Music resembles poetry, in each
Are nameless graces which no methods teach,
And which a master-hand alone can reach.
Alexander Pope, An Essay on Criticism (1711), I.145-147.

 

Pratique et profond... tel est le présent ouvrage de critique philosophique laissé par Walter Pater (1839-1894) quelques temps avant son décès, il y a maintenant plus d'un siècle. A tort aujourd'hui bien méconnu, en dehors des anglicistes et des historiens de l'art, celui qui fut peut-être malgré lui le grand-prêtre des Esthètes britanniques après 1875 demeurait néanmoins un universitaire spécialiste des lettres classiques et des questions grecques.

Inhabituel professeur du Brasenose College d'Oxford la Faculté du heurtoir de bronze qui lui donne son nom il démontre dans ce recueil de dix conférences magistrales que ses jugements esthétiques ne se dissociaient pas d'une maîtrise de la pensée que l'on croit plus générale. Plongeant aux racines antiques avec une décision toute nietzschéenne, il en revient pourtant conforté dans sa distance : pour lui l'esthétique forme bien le primum mobile de l'histoire de l'esprit.

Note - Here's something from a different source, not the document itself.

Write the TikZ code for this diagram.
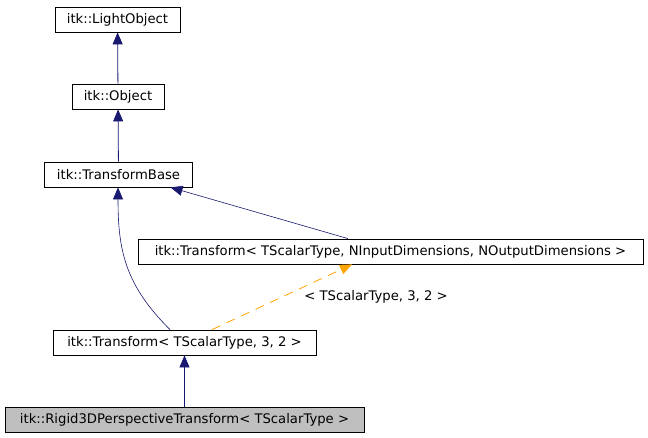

Et cette maîtrise distante se communique sans peine à son lecteur. S'il l'on sait discerner, la résurrection de ce bref ouvrage permet en effet à l'étudiant philosophe, bien mieux qu'un manuel, d'acquérir une solide connaissance de Platon et d'intéressants éléments touchant aussi ses deux antipodes : les Présocratiques et, comme nous le suggérons, Nietzsche.

D'une prose diaphane, inimitable, semée d'humour, ces textes stimulants méritaient de reparaître sous une forme accessible au lecteur français. Ces fleurs d'érudition apportent encore beaucoup d'intelligence, en exhalent comme le parfum caractéristique.

L'existence de Pater est à la fois discrète et remarquable. Né le 4 août 1839 à Stepney (quartier fort modeste au nord de la City de Londres), il appartient nettement à la seconde génération victorienne. Son père, à peine aisé pour autant, exerce la médecine et la chirurgie libérale. Pater le perd à l'âge de deux ans, puis sa mère à l'âge de quatorze ans. Durablement marqué par ce dernier drame au coeur d'un monde de sensibilité qui s'enrichit déjà, il vit une enfance plus solitaire que celle des autres. Ses souvenirs voilés, " The Child in the House " (1878, repris dans les Miscellaneous Studies en 1895), notent pour partie ces années.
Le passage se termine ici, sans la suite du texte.